А потом "Василиск" словно взорвался, выбрасывая из своего нутра всё новых и новых людей. Несколько секунд — и за спиной первого человека образовался ощетинившийся оружием полукруг. Часть стволов была направлена наружу, часть — на Лану. Что ж, обидно, но правильно. С чего бы им ей верить?

Лану пошатывало, однако перед приближающимся офицером — лейтенантский пунктир на левом плече сверкал в свете прожекторов почти нестерпимо — она постаралась стать как можно ровнее. Мышцы спины взвыли, сопротивляясь насилию, а уж подъем руки на предмет отдания чести…

— Мэм, рядовая Дитц, мэм!

Некоторое время офицер стоял (стояла?) неподвижно и молча. В черноте забрала отражался кто-то незнакомый Лане и имевший предельно жалкий вид. Что-то вроде отощавшей дворняжки-пустолайки с фермы Кронбергов, ещё более непрезентабельной по сравнению с красавцем Руди.

Потом руки лейтенанта поднялись, что-то щелкнуло, причмокнуло, и шлем покинул свое законное место, переместившись под мышку. И вот тут-то Лана Дитц испугалась по-настоящему.
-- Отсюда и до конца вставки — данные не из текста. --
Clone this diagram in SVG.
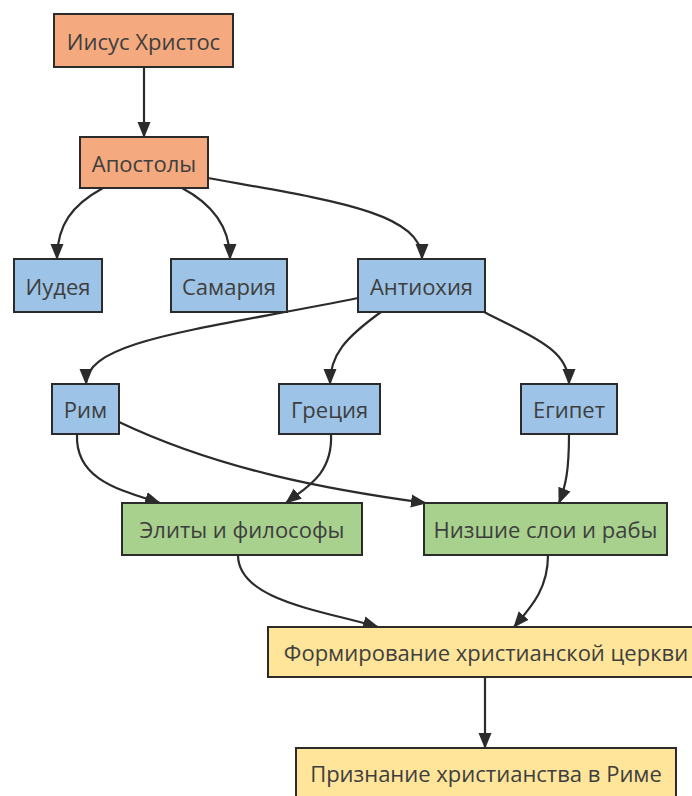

Белые — не седые, а именно белые как мел — волосы, брови и ресницы в сочетании с черными стрелами родовых знаков без тени сомнения причисляли лейтенанта Дюпре к строго определенному прайду. Как саму Лану — разноцветные глаза.

Когда дочь Конрада Дитца, будучи старшеклассницей, подрабатывала в "Белом котёнке", манера частенько заглядывавших вояк приветствовать друг друга казалась ей граничащим с выпендрежем позёрством. Но сейчас ладонь правой руки сама собой сжалась в кулак и стукнула по левому плечу. Голова склонилась, подбородок уперся в грудь, насколько позволил шлем:

— Рри Зель-Ройт!

— Рри Зель-Гар! — пророкотала лейтенант Дюпре и вдруг оказалась совсем рядом. — Эй-эй, не падай! Ким!!!
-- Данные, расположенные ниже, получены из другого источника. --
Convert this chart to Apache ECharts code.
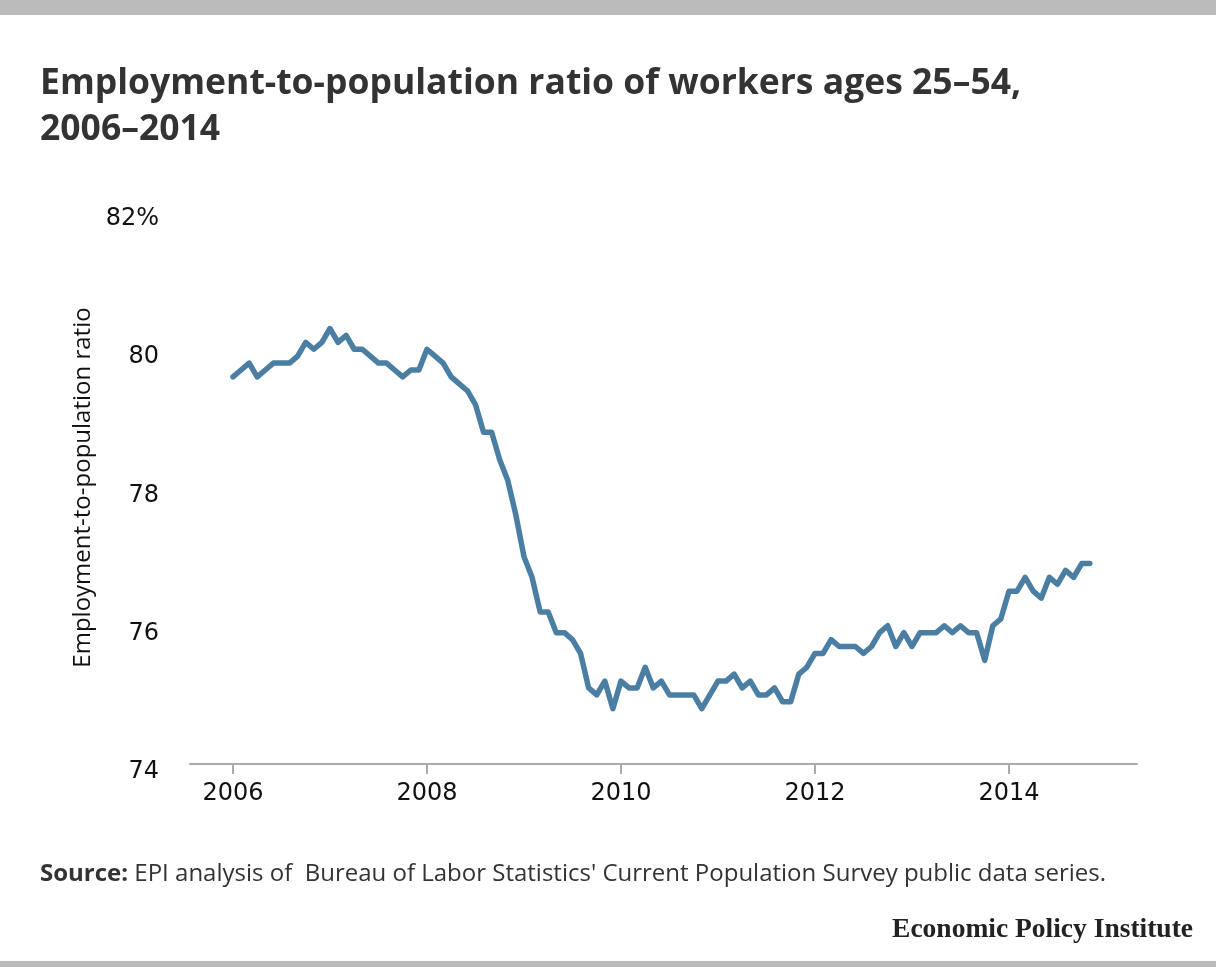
<!DOCTYPE html>
<html>
<head>
<meta charset="utf-8">
<script src="https://cdn.jsdelivr.net/npm/echarts@6/dist/echarts.min.js"></script>
<style>
  html, body { margin: 0; padding: 0; background: #fff; }
  #container { width: 1216px; height: 967px; }
</style>
</head>
<body>
<div id="container"></div>
<script>
// monthly series, Jan 2006 .. Nov 2014
var startYear = 2006;
var ratio2006 = [79.6, 79.7, 79.8, 79.6, 79.7, 79.8, 79.8, 79.8, 79.9, 80.1, 80.0, 80.1];
var ratio2007 = [80.3, 80.1, 80.2, 80.0, 80.0, 79.9, 79.8, 79.8, 79.7, 79.6, 79.7, 79.7];
var ratio2008 = [80.0, 79.9, 79.8, 79.6, 79.5, 79.4, 79.2, 78.8, 78.8, 78.4, 78.1, 77.6];
var ratio2009 = [77.0, 76.7, 76.2, 76.2, 75.9, 75.9, 75.8, 75.6, 75.1, 75.0, 75.2, 74.8];
var ratio2010 = [75.2, 75.1, 75.1, 75.4, 75.1, 75.2, 75.0, 75.0, 75.0, 75.0, 74.8, 75.0];
var ratio2011 = [75.2, 75.2, 75.3, 75.1, 75.2, 75.0, 75.0, 75.1, 74.9, 74.9, 75.3, 75.4];
var ratio2012 = [75.6, 75.6, 75.8, 75.7, 75.7, 75.7, 75.6, 75.7, 75.9, 76.0, 75.7, 75.9];
var ratio2013 = [75.7, 75.9, 75.9, 75.9, 76.0, 75.9, 76.0, 75.9, 75.9, 75.5, 76.0, 76.1];
var ratio2014 = [76.5, 76.5, 76.7, 76.5, 76.4, 76.7, 76.6, 76.8, 76.7, 76.9, 76.9];
var yearTicks = [2006, 2008, 2010, 2012, 2014];

var ratio = [].concat(ratio2006, ratio2007, ratio2008, ratio2009, ratio2010,
                      ratio2011, ratio2012, ratio2013, ratio2014);
var data = ratio.map(function (v, i) { return [startYear + i / 12, v]; });

var dom = document.getElementById("container");
var myChart = echarts.init(dom, null, {renderer: 'canvas'});
var font = '"Open Sans", Lato, sans-serif';
var tickFont = '"DejaVu Sans", "Open Sans", sans-serif';

var option = {
    backgroundColor: '#fff',
    animation: false,
    title: [{
        text: 'Employment-to-population ratio of workers ages 25–54,\n2006–2014',
        left: 35, top: 56,
        textStyle: {fontFamily: font, fontSize: 35.5, fontWeight: 'bold', color: '#333', lineHeight: 46}
    }, {
        text: '{b|Source:} EPI analysis of  Bureau of Labor Statistics\' Current Population Survey public data series.',
        left: 35, top: 857,
        textStyle: {
            fontFamily: font, fontSize: 24, fontWeight: 'normal', color: '#333',
            rich: {b: {fontFamily: font, fontSize: 24, fontWeight: 'bold', color: '#333'}}
        }
    }, {
        text: 'Economic Policy Institute',
        right: 18, top: 911,
        textStyle: {fontFamily: '"Liberation Serif", "DejaVu Serif", serif', fontSize: 27.5, fontWeight: 'bold', color: '#222'}
    }],
    graphic: [
        {type: 'rect', left: 0, top: 0, shape: {width: 1216, height: 15}, style: {fill: '#bbbbbb'}},
        {type: 'rect', left: 0, top: 961, shape: {width: 1216, height: 6}, style: {fill: '#bbbbbb'}}
    ],
    grid: {left: 190, right: 79, top: 211, bottom: 203, containLabel: false},
    xAxis: {
        type: 'value',
        min: 2005.557,
        max: 2015.32,
        axisLine: {show: true, lineStyle: {color: '#aaa', width: 2}},
        axisTick: {show: true, customValues: yearTicks, length: 10, lineStyle: {color: '#aaa', width: 2}},
        axisLabel: {
            customValues: yearTicks, margin: 18,
            fontFamily: tickFont, fontSize: 24, color: '#111',
            formatter: function (v) { return String(v); }
        },
        splitLine: {show: false}
    },
    yAxis: {
        type: 'value',
        min: 74, max: 82, interval: 2,
        name: 'Employment-to-population ratio',
        nameLocation: 'middle',
        nameGap: 95,
        nameTextStyle: {fontFamily: font, fontSize: 24, color: '#111'},
        axisLine: {show: false},
        axisTick: {show: false},
        splitLine: {show: false},
        axisLabel: {
            margin: 31, fontFamily: tickFont, fontSize: 24, color: '#111',
            verticalAlign: 'top', lineHeight: 16,
            formatter: function (v) { return v === 82 ? '82%' : String(v); }
        }
    },
    series: [{
        type: 'line',
        data: data,
        showSymbol: false,
        symbol: 'none',
        lineStyle: {color: '#4a7fa3', width: 5.5, cap: 'round', join: 'round'}
    }]
};
myChart.setOption(option, true);
</script>
</body>
</html>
Между жалостью и сочувствием есть существенная разница. Принято считать, что жалость унижает. Поэтому лейтенант Дюпре никогда никого не жалела. Убить — никаких проблем, работа у неё такая, но унижать? Дурной тон.

И когда лейтенант поймала себя на том, что, кажется, начинает жалеть Лану Дитц, она самым решительным образом приказала себе не дурить. Девчонка не заслужила жалости. Жалость для слабых. А тем сильным, которых жернова обстоятельств попытались перемолоть, да так и завязли, не справившись с задачей, полагаются сочувствие и помощь. Иногда ещё — хороший увесистый нокаут, чтобы не мешали помогать. В случае Дитц последний пункт был весьма актуален.

Сначала она самым тривиальным образом отрубилась. Ну, это-то понятно: задачу выполнила, помощи дождалась — вот сознание и сделало ручкой. Сложности начались через минуту. Ким, на свою голову почти мгновенно выдернувший девчонку из отключки, столкнулся с отчаянным сопротивлением. Она отпихивала руки медика. Выворачивалась. Требовала бросить её и спасать того парня, Кристенсена. Порывалась куда-то бежать. Мягкие увещевания врача вдребезги разбивались об идею-фикс, полностью завладевшую пациенткой.

— Дитц! — рявкнула Эрнестина, у которой пока хватало забот и без вздорной девчонки. Надо разведчиков послать, наладить освещение и связь под землей, а тут возись ещё с этой! — Сама будешь смирно лежать, или парней кликнуть?

Секунду спустя она прокляла свой язык — такая смесь ненависти и застарелой боли соткалась на измученном лице. Последняя фраза явно была построена неудачно, задев в душе сжавшейся пацанки какие-то струны, которые задевать не следовало.